UH art students came in full to attend the Interdisciplinary Arts Information Session held Tuesday afternoon, at UH’s Cynthia Woods Mitchell Center for the Arts.

“The way visual artists speak to each other is really different to how creative writers speak to each other, how people in theater and dance collaborate,” Director of Academic Affairs for the Mitchell Center Lacy Johnson said.“In IART, you get to sort of walk among all those registers of collaboration.”

Johnson said the IART program grew from a class when the Mitchell Center first opened called “Collaboration Among The Arts.” In this course, graduates from UH’s Moores School of Music, School of Art, School of Theater and Dance and the Creative Writing Program, were hand-picked, taught by a faculty member from each department and joined forces to complete projects.

“I helped to direct a stage performance (and) a stop-motion animation video,” Johnson said. “I recorded my voice, and we manipulated it so that it didn’t sound like my voice anymore. Those are all experiences I would not have had if I’d stayed in my own discipline.”

Four artists were invited to the session to share what students can expect upon signing up for IART.

“We’re going to make a custom bouncy house that will have four sides of projection screen,” Mary Magsamen, curator of Aurora Moving Show said. “We’re making this object that people can come inside, bounce with us, and there’ll be a live feed.”

Magsamen and her collaborator, co-professor and husband, UH video professor Stephan Hillerbrand, said that the project will be an exhibition piece for CounterCurrent 16, an experimental art festival held by the Mitchell Center from April 12 to 17 of 2016.

“Students in the course will have lots of projects to do,” Hillerband said. “But for the festival, they’re going to see how the bouncy house is created, learn about the technology of video mapping onto the house, help us set it up (and) manage it.”

UH architecture professor Patrick Peters also shared a project he proposed for the IART course in Spring 2017 for creative writing and graphic design students.

“(The project) is to develop a place to appreciate the environmental conditions of the UH Coastal Center,” Peters said. “It’s a small structure that the students will collaboratively design and built.”

The UH Coastal Center is located about 25 miles from campus down I-45 toward the Gulf of Mexico.

“We’re excited,” Peters said. “We have a history of doing collaborative work between architecture and graphic design with the Mitchell Center. This will be the latest step forward in that.”

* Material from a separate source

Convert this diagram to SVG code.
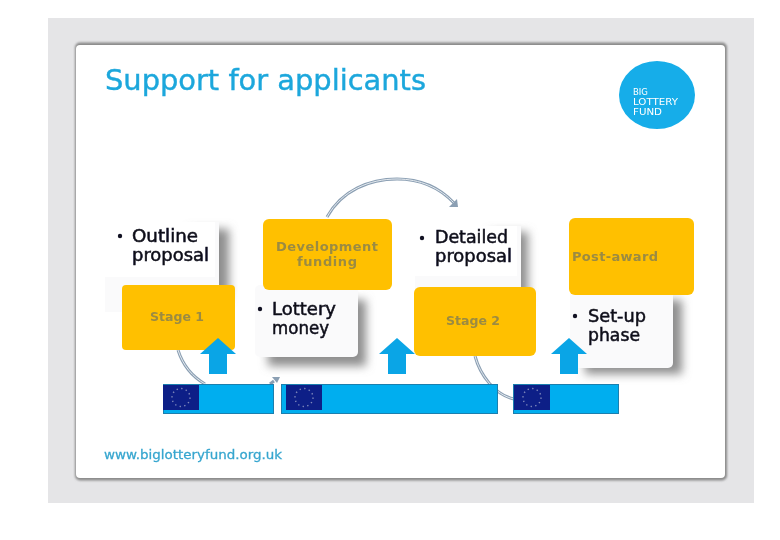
<svg xmlns="http://www.w3.org/2000/svg" width="780" height="540" viewBox="0 0 780 540">
<style>
text{font-family:"DejaVu Sans","Liberation Sans",sans-serif}
.org{fill:#ffc000}
.bar{fill:#00aeef;stroke:#1b7fae;stroke-width:1}
.arr{fill:#0aa5e6}
.flag{fill:#0d1f87}
.star{fill:none;stroke:#7f88bb;stroke-width:1.4;stroke-dasharray:1.4 3.3}
.lbl{font-size:13px;font-weight:bold;fill:#9b8b42;text-anchor:middle}
.body{font-size:17px;fill:#0b0b1a;stroke:#0b0b1a;stroke-width:.5}
.dot{fill:#111122}
.box{fill:#fafafb}
.sh{fill:#8e8e8e;filter:url(#b)}
.arc{fill:none;stroke:#8b9fb3;stroke-width:3}
.arcl{fill:none;stroke:#e6ebf0;stroke-width:1}
</style>
<defs>
<filter id="b" x="-30%" y="-30%" width="160%" height="160%"><feGaussianBlur stdDeviation="5"/></filter>
<filter id="s" x="-5%" y="-5%" width="110%" height="110%"><feGaussianBlur stdDeviation="1"/></filter>
<filter id="t" x="-5%" y="-20%" width="110%" height="140%"><feGaussianBlur stdDeviation="0.35"/></filter>
<g id="upa"><path class="arr" d="M0 0L18 16H9V36H-9V16H-18Z"/></g>
<g id="eu"><rect class="flag" width="36" height="25"/><circle class="star" cx="18" cy="12.5" r="9"/></g>
</defs>
<rect width="780" height="540" fill="#fff"/>
<rect x="48" y="18" width="706" height="485" fill="#e5e5e7"/>
<g id="slide">
<rect x="75" y="42.500" width="652" height="438" rx="5" fill="#8a8a8a" filter="url(#s)"/>
<rect x="76" y="45" width="649" height="433" rx="4" fill="#fff"/>
</g>
<g id="title"><text x="105" y="90" font-size="28" fill="#1ca7dc" stroke="#1ca7dc" stroke-width=".4" textLength="321" lengthAdjust="spacingAndGlyphs" filter="url(#t)">Support for applicants</text></g>
<g id="logo">
<ellipse cx="657" cy="95" rx="38" ry="34" fill="#14ade9" filter="url(#t)"/>
<g font-size="8.500" fill="#fff" filter="url(#t)">
<text x="633" y="95" textLength="15" lengthAdjust="spacingAndGlyphs">BIG</text>
<text x="633" y="105" textLength="45" lengthAdjust="spacingAndGlyphs">LOTTERY</text>
<text x="633" y="115" textLength="29" lengthAdjust="spacingAndGlyphs">FUND</text>
</g>
</g>
<g id="connectors">
<path class="arc" d="M327 217C342 190 370 179 397 179C420 179 440 188 454 203"/>
<path class="arcl" d="M327 217C342 190 370 179 397 179C420 179 440 188 454 203"/>
<path d="M449 207L458 207L457 199Z" fill="#8b9fb3"/>
<path class="arc" d="M178 350C183 366 193 377 205 384"/>
<path class="arcl" d="M178 350C183 366 193 377 205 384"/>
<path d="M270 384L274 381" stroke="#8b9fb3" stroke-width="3" fill="none"/>
<path d="M272 377L280 377L277 383Z" fill="#8b9fb3"/>
<path class="arc" d="M475 356C480 375 495 395 514 399"/>
<path class="arcl" d="M475 356C480 375 495 395 514 399"/>
</g>
<g id="outline-proposal">
<rect class="sh" x="190" y="229" width="39" height="70"/>
<rect class="box" x="105" y="222" width="114" height="90"/>
<rect x="105" y="222" width="110" height="55" fill="#fff"/>
<circle class="dot" cx="120" cy="236" r="2.2"/>
<text class="body" filter="url(#t)"><tspan x="132" y="242" textLength="66" lengthAdjust="spacingAndGlyphs">Outline</tspan><tspan x="132" y="261" textLength="77" lengthAdjust="spacingAndGlyphs">proposal</tspan></text>
</g>
<g id="lottery-money">
<rect class="sh" x="268" y="300" width="98" height="66"/>
<rect class="box" x="255" y="285" width="103" height="72" rx="5"/>
<circle class="dot" cx="260" cy="309" r="2.2"/>
<text class="body" filter="url(#t)"><tspan x="272" y="315" textLength="64" lengthAdjust="spacingAndGlyphs">Lottery</tspan><tspan x="272" y="334" textLength="57" lengthAdjust="spacingAndGlyphs">money</tspan></text>
</g>
<g id="detailed-proposal">
<rect class="sh" x="490" y="232" width="38" height="70"/>
<rect class="box" x="415" y="226" width="106" height="80"/>
<rect x="415" y="226" width="102" height="50" fill="#fff"/>
<circle class="dot" cx="422" cy="238" r="2.2"/>
<text class="body" filter="url(#t)"><tspan x="435" y="243" textLength="73" lengthAdjust="spacingAndGlyphs">Detailed</tspan><tspan x="435" y="262" textLength="77" lengthAdjust="spacingAndGlyphs">proposal</tspan></text>
</g>
<g id="setup-phase">
<rect class="sh" x="585" y="300" width="97" height="74"/>
<rect class="box" x="570" y="290" width="103" height="78" rx="5"/>
<circle class="dot" cx="575" cy="316" r="2.2"/>
<text class="body" filter="url(#t)"><tspan x="588" y="322" textLength="58" lengthAdjust="spacingAndGlyphs">Set-up</tspan><tspan x="588" y="341" textLength="52" lengthAdjust="spacingAndGlyphs">phase</tspan></text>
</g>
<g id="stage-1">
<rect class="org" x="122" y="285" width="113" height="65" rx="4"/>
<text class="lbl" x="177" y="321" textLength="54" lengthAdjust="spacingAndGlyphs" filter="url(#t)">Stage 1</text>
</g>
<g id="development-funding">
<rect class="org" x="263" y="219" width="129" height="71" rx="6"/>
<text class="lbl" filter="url(#t)"><tspan x="327" y="251" textLength="102" lengthAdjust="spacing">Development</tspan><tspan x="327" y="266" textLength="60" lengthAdjust="spacing">funding</tspan></text>
</g>
<g id="stage-2">
<rect class="org" x="414" y="287" width="122" height="69" rx="6"/>
<text class="lbl" x="473" y="325" textLength="54" lengthAdjust="spacingAndGlyphs" filter="url(#t)">Stage 2</text>
</g>
<g id="post-award">
<rect class="org" x="569" y="218" width="125" height="77" rx="6"/>
<text class="lbl" x="615" y="261" textLength="86" lengthAdjust="spacing" filter="url(#t)">Post-award</text>
</g>
<g id="arrow-1"><use href="#upa" x="218" y="338"/></g>
<g id="arrow-2"><use href="#upa" x="397" y="338"/></g>
<g id="arrow-3"><use href="#upa" x="569" y="338"/></g>
<g id="bar-1"><rect class="bar" x="163.500" y="384.500" width="110" height="29"/><use href="#eu" x="163" y="385"/></g>
<g id="bar-2"><rect class="bar" x="281.500" y="384.500" width="216" height="29"/><use href="#eu" x="286" y="385"/></g>
<g id="bar-3"><rect class="bar" x="513.500" y="384.500" width="105" height="29"/><use href="#eu" x="514" y="385"/></g>
<g id="footer"><text x="104" y="459" font-size="13" fill="#37a6cf" stroke="#37a6cf" stroke-width=".3" textLength="178" lengthAdjust="spacingAndGlyphs" filter="url(#t)">www.biglotteryfund.org.uk</text></g>
</svg>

Maria del Carmen Montoya of the Ghana Think Tank, a global-scale public art project that aimed to solve cultural-related problems in developed nations, had already collaborated with students from Johnson’s class and the IART program.

“I’m really impressed by the incredible generosity of the student body,”  Montoya said. “(I’m impressed with) not only the willingness to speak, but just how thoughtful and smart everyone is.”

While Johnson said IART’s future has many paths depending on who is involved, the course’s collaborative nature will remain unwavering.

“I think things are always going to be consistent,” Johnson said. “We’re always going to be trying to engage the community, the campus and the issues that we’re all collectively considering in our artistic and scholarly practices.”